La centralité ne se polarise pas uniquement à Paris et dans les villes-mères des capitales régionales, elle se déploie en réalité aussi dans les quartiers populaires, qui ont toujours été des laboratoires annonciateurs de changement social, de créations culturelles et d’innovations politiques. Ces territoires sensibles ont été des sas d’entrée dans la ville où, confrontés à l’altérité, leurs habitants ont appris la citoyenneté et le vivre ensemble grâce à l’école de la République, à l’éducation populaire, aux sociabilités teintées de patriotisme communal et aux services publics (les colonies de vacances, les centres de santé, le logement social…).

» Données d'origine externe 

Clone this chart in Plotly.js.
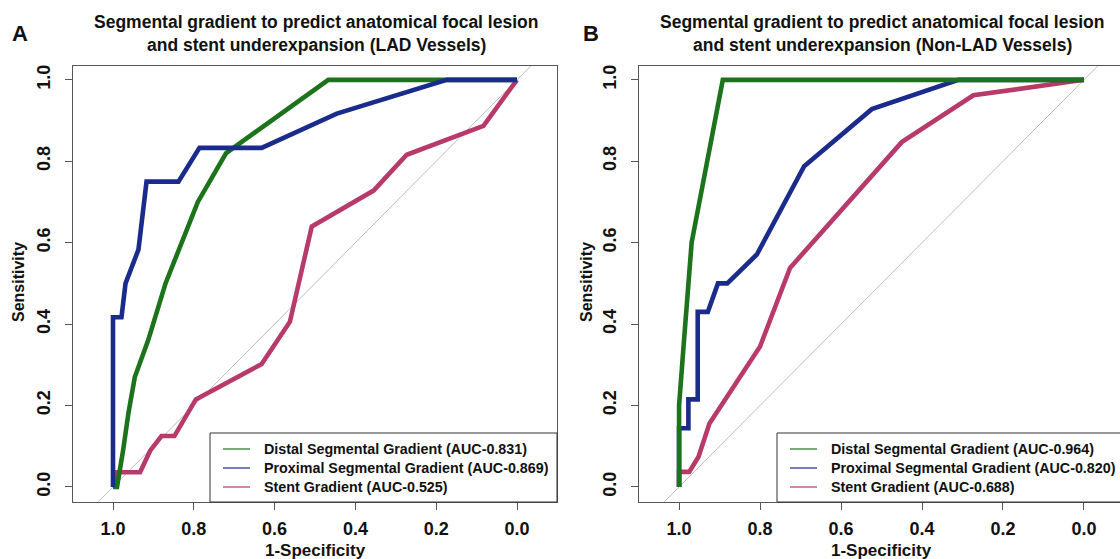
<!DOCTYPE html>
<html>
<head>
<meta charset="utf-8">
<script src="https://cdn.plot.ly/plotly-3.0.1.min.js"></script>
<style>html,body{margin:0;padding:0;background:#fff;}#chart{width:1120px;height:559px;}</style>
</head>
<body>
<div id="chart"></div>
<script>
// ---- Data (specificity on x, reversed axis; sensitivity on y) ----
const seriesNames = ["Distal Segmental Gradient", "Proximal Segmental Gradient", "Stent Gradient"];
const aucA = ["0.831", "0.869", "0.525"];
const aucB = ["0.964", "0.820", "0.688"];

// Panel A: LAD vessels
const specA_distal = [1.0, 0.99, 0.975, 0.962, 0.946, 0.913, 0.87, 0.818, 0.79, 0.72, 0.6, 0.467, 0.0];
const sensA_distal = [0.0, 0.0, 0.09, 0.18, 0.27, 0.36, 0.50, 0.63, 0.70, 0.82, 0.905, 1.0, 1.0];
const specA_prox = [1.0, 1.0, 0.979, 0.969, 0.937, 0.917, 0.838, 0.786, 0.632, 0.446, 0.174, 0.0];
const sensA_prox = [0.0, 0.417, 0.417, 0.5, 0.583, 0.75, 0.75, 0.833, 0.833, 0.917, 1.0, 1.0];
const specA_stent = [1.0, 0.99, 0.933, 0.908, 0.880, 0.848, 0.795, 0.632, 0.562, 0.508, 0.355, 0.273, 0.083, 0.0];
const sensA_stent = [0.0, 0.036, 0.036, 0.089, 0.125, 0.125, 0.215, 0.302, 0.406, 0.64, 0.728, 0.816, 0.887, 1.0];

// Panel B: Non-LAD vessels
const specB_distal = [1.0, 1.0, 0.989, 0.969, 0.892, 0.0];
const sensB_distal = [0.0, 0.2, 0.345, 0.6, 1.0, 1.0];
const specB_prox = [1.0, 1.0, 0.977, 0.977, 0.954, 0.954, 0.929, 0.904, 0.881, 0.808, 0.691, 0.524, 0.310, 0.0];
const sensB_prox = [0.0, 0.144, 0.144, 0.215, 0.215, 0.43, 0.43, 0.50, 0.50, 0.571, 0.788, 0.928, 1.0, 1.0];
const specB_stent = [1.0, 1.0, 0.975, 0.952, 0.925, 0.80, 0.726, 0.45, 0.273, 0.0];
const sensB_stent = [0.0, 0.037, 0.037, 0.074, 0.156, 0.345, 0.538, 0.847, 0.962, 1.0];

const diagX = [1.3, -0.3];
const diagY = [-0.3, 1.3];
const tickVals = [0, 0.2, 0.4, 0.6, 0.8, 1.0];
const tickText = ["0.0", "0.2", "0.4", "0.6", "0.8", "1.0"];

// ---- Styling ----
const colors = ["#1c731c", "#1b2b8c", "#b73a6b"];
const FONT = "Liberation Sans, Arial, Helvetica, sans-serif";
const W = 1120, H = 559;
const px = x => x / W;
const py = y => 1 - y / H;

function curve(x, y, c, xa, ya) {
  return {x: x, y: y, type: "scatter", mode: "lines", xaxis: xa, yaxis: ya,
    line: {color: c, width: 4.6}, showlegend: false, hoverinfo: "skip"};
}
function diag(xa, ya) {
  return {x: diagX, y: diagY, type: "scatter", mode: "lines", xaxis: xa, yaxis: ya,
    line: {color: "#bdbdbd", width: 1}, showlegend: false, hoverinfo: "skip"};
}

const data = [
  diag("x", "y"),
  curve(specA_stent, sensA_stent, colors[2], "x", "y"),
  curve(specA_distal, sensA_distal, colors[0], "x", "y"),
  curve(specA_prox, sensA_prox, colors[1], "x", "y"),
  diag("x2", "y2"),
  curve(specB_stent, sensB_stent, colors[2], "x2", "y2"),
  curve(specB_prox, sensB_prox, colors[1], "x2", "y2"),
  curve(specB_distal, sensB_distal, colors[0], "x2", "y2")
];

const tickfont = {family: FONT, size: 18, color: "#111", weight: "bold"};
function xaxis(domain, range, mirrorTop) {
  return {domain: domain, range: range, autorange: false, tickvals: tickVals, ticktext: tickText,
    ticks: "outside", ticklen: 7, tickcolor: "#555", tickwidth: 1, tickfont: tickfont,
    ticklabelstandoff: 3, showline: true, linecolor: "#555", linewidth: 1, mirror: mirrorTop,
    showgrid: false, zeroline: false, fixedrange: true};
}
function yaxis(domain, anchor, mirror) {
  return {domain: domain, anchor: anchor, range: [-0.037, 1.034], autorange: false,
    tickvals: tickVals, ticktext: tickText, tickangle: -90,
    ticks: "outside", ticklen: 7, tickcolor: "#555", tickwidth: 1, tickfont: tickfont,
    ticklabelstandoff: 8, showline: true, linecolor: "#555", linewidth: 1, mirror: mirror,
    showgrid: false, zeroline: false, fixedrange: true};
}

const yDom = [py(502), py(66)];
const layout = {
  width: W, height: H, margin: {l: 0, r: 0, t: 0, b: 0},
  paper_bgcolor: "#fff", plot_bgcolor: "#fff", showlegend: false,
  xaxis: Object.assign(xaxis([px(73), px(557)], [1.099, -0.099], true), {anchor: "y"}),
  yaxis: yaxis(yDom, "x", true),
  xaxis2: Object.assign(xaxis([px(639), 1], [1.099, -0.089], true), {anchor: "y2"}),
  yaxis2: yaxis(yDom, "x2", false),
  shapes: [],
  annotations: []
};

function ann(text, x, y, size, opts) {
  return Object.assign({text: text, x: px(x), y: py(y), xref: "paper", yref: "paper",
    showarrow: false, font: {family: FONT, size: size, color: "#111"},
    xanchor: "center", yanchor: "middle"}, opts || {});
}

// Panel letters and titles
layout.annotations.push(ann("<b>A</b>", 20, 33, 22));
layout.annotations.push(ann("<b>B</b>", 591, 33, 22));
layout.annotations.push(ann("<b>Segmental gradient to predict anatomical focal lesion</b>", 316, 22, 17.5));
layout.annotations.push(ann("<b>and stent underexpansion (LAD Vessels)</b>", 316, 45, 17.5));
layout.annotations.push(ann("<b>Segmental gradient to predict anatomical focal lesion</b>", 882, 22, 17.5));
layout.annotations.push(ann("<b>and stent underexpansion (Non-LAD Vessels)</b>", 882, 45, 17.5));
// Axis titles
layout.annotations.push(ann("<b>1-Specificity</b>", 315, 550, 17));
layout.annotations.push(ann("<b>1-Specificity</b>", 881, 550, 17));
layout.annotations.push(ann("<b>Sensitivity</b>", 18, 282, 16, {textangle: -90}));
layout.annotations.push(ann("<b>Sensitivity</b>", 586, 282, 16, {textangle: -90}));

// Legends
function legend(left, right, textX, lineX0, lineX1, aucs) {
  layout.shapes.push({type: "rect", xref: "paper", yref: "paper",
    x0: px(left), x1: px(right), y0: py(502), y1: py(433),
    line: {color: "#333", width: 1}, fillcolor: "#fff", layer: "above"});
  const ys = [449, 468, 487];
  for (let i = 0; i < 3; i++) {
    layout.shapes.push({type: "line", xref: "paper", yref: "paper",
      x0: px(lineX0), x1: px(lineX1), y0: py(ys[i]), y1: py(ys[i]),
      line: {color: colors[i], width: 1.2}, layer: "above"});
    layout.annotations.push(ann("<b>" + seriesNames[i] + " (AUC-" + aucs[i] + ")</b>",
      textX, ys[i], 14.3, {xanchor: "left"}));
  }
}
legend(210, 557, 262, 223, 250, aucA);
legend(777, 1125, 829, 790, 817, aucB);

Plotly.newPlot("chart", data, layout, {staticPlot: true, displayModeBar: false});
</script>
</body>
</html>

Dans ces quartiers, les usages des fêtes ont certainement plus qu’ailleurs créé des liens de voisinage et des sentiments d’appartenance à un même territoire, à un même monde. A l’époque de l’âge d’or de la ville industrielle, la socialisation et l’acculturation politique reposaient sur une matrice qui conciliait le travail et les vies sociale et familiale : on travaillait et on vivait dans un même écosystème, la ville et ses quartiers populaires. Le choc de la désindustrialisation, amorcé dès les années 1960, fut brutal et à l’origine de la désagrégation d’un modèle social d’intégration et d’adhésion. La centralité ouvrière s’est effondrée en l’espace d’une à deux générations, mais les quartiers populaires sont restés l’avenir des villes comme l’écrivait en 1974 le poète Jean Marcenac : «Un monde écrit de main d’homme comme une lettre à l’avenir.»